Mas o documentário, lotado de dados, não fica na esfera oficial de documentos e leis. Procura entender como se chegou a essa situação. Ao ganhar contornos mais universais, abre o espectro e fica mais interessante. Nesse ponto, Bell dirige suas câmeras para os maiores centros de treinamento físico dos EUA e mostra a obsessão dos atletas com o ideal da força física, ademais universal e atemporal.

Mostra o fanatismo das torcidas dos grandes times de futebol, beisebol e hóquei, entrevistando médicos e pesquisadores que não sabem afirmar, uma vez que não existem estudos conclusivos, sobre os efeitos do uso prolongado dos anabolizantes no corpo humano (calvície, atrofia dos testículos e problemas do fígado são certos). No caso das mulheres, ele filmou o corpo peludo das halterofilistas, uma delas com pomo-de-adão, a maioria com uma voz mais grossa que o diretor.

Uma das entrevistas mais engraçadas (o filme é todo bem humorado, apesar da seriedade do assunto) é com Stan Lee, o criador do Capitão América, para o diretor o herói anabolizado por excelência da cultura pop. Stan Lee disse que, quando ia à praia, ficava com inveja dos bíceps dos fortões, que por fim foram a fonte de inspiração para o cartoon.
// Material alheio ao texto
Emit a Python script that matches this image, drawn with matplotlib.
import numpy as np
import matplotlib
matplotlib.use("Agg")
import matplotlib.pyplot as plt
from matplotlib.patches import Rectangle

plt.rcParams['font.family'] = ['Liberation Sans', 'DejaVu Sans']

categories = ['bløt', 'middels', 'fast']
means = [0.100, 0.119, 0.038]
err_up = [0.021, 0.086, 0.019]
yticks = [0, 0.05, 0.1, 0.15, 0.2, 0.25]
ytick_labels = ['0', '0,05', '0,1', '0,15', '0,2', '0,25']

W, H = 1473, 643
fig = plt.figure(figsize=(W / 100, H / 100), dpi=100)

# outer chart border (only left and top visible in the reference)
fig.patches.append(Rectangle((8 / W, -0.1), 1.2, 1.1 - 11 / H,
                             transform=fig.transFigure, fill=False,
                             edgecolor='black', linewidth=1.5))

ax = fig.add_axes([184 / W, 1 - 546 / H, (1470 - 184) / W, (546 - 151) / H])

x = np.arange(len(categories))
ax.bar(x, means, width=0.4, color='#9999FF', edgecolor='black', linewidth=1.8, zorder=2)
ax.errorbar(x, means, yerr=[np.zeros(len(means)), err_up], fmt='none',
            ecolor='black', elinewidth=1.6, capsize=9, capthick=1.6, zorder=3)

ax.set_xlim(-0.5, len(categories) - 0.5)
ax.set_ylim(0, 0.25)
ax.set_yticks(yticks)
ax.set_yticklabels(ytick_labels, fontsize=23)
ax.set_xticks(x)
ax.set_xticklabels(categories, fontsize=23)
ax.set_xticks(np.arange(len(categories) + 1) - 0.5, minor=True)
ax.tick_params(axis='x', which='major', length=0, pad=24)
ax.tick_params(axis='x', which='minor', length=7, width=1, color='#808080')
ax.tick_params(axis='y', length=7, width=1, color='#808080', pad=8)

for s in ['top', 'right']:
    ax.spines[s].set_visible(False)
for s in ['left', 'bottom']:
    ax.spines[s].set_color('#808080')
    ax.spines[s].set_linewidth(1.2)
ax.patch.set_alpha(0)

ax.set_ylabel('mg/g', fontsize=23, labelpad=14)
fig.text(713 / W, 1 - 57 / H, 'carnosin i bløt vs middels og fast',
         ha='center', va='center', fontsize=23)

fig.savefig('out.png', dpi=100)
Bell entrevista defensores dos anabolizantes. Dizendo que nenhuma droga é 100% segura, afirma que muita gente injetou tetosterona e outros químicos a vida toda sem nenhum efeito colateral (segundo ele, apenas 5% da população tem alguma rejeição aos anabolizantes) e que a maior parte parte dos casos de internação e intoxicação é causada pelo uso excessivo do produto, afora a paranóia e os exageros cometidos por parte da imprensa.

Ao adentrar no meio das revistas de musculação e deixar o microfone aberto aos halterofilistas, editores, modelos e donos de agências de casting, ou seja, quem ganha dinheiro com o fitness, Chris Bell realmente informa, pois não os julga, faz brincadeiras para descontrair e, assim, tirar deles a informação que quer: a idéia de que, para se ter o corpo perfeito, é imprescindível usar esteróides, como se ninguém fosse capaz pelos próprios esforços. Mostra também os avanços da medicina no dopping genético, filmando uma vacas duas vezes maior e mais forte que as irmãs sem nenhum aditivo químico, apenas manipulação genética.

Quando, no entanto, entra no ambiente familiar, o filme desanda. O diretor reúne a família para confessar que usou Winstrol na faculdade. A mãe chora e pergunta se o erro está nela. Tudo soa falso e desnecessário, aproximando-se da escola Michael Moore de documentário populista. Felizmente, quando enfim encontra Arnold, a cena não é constrangedora como a do encontro de Moore com Charlton Heston em Tiros em Columbine, mas hilariante, irônica –  fascinado pelo ídolo que tenta demolir, o diretor vota nele para governador da Califórnia.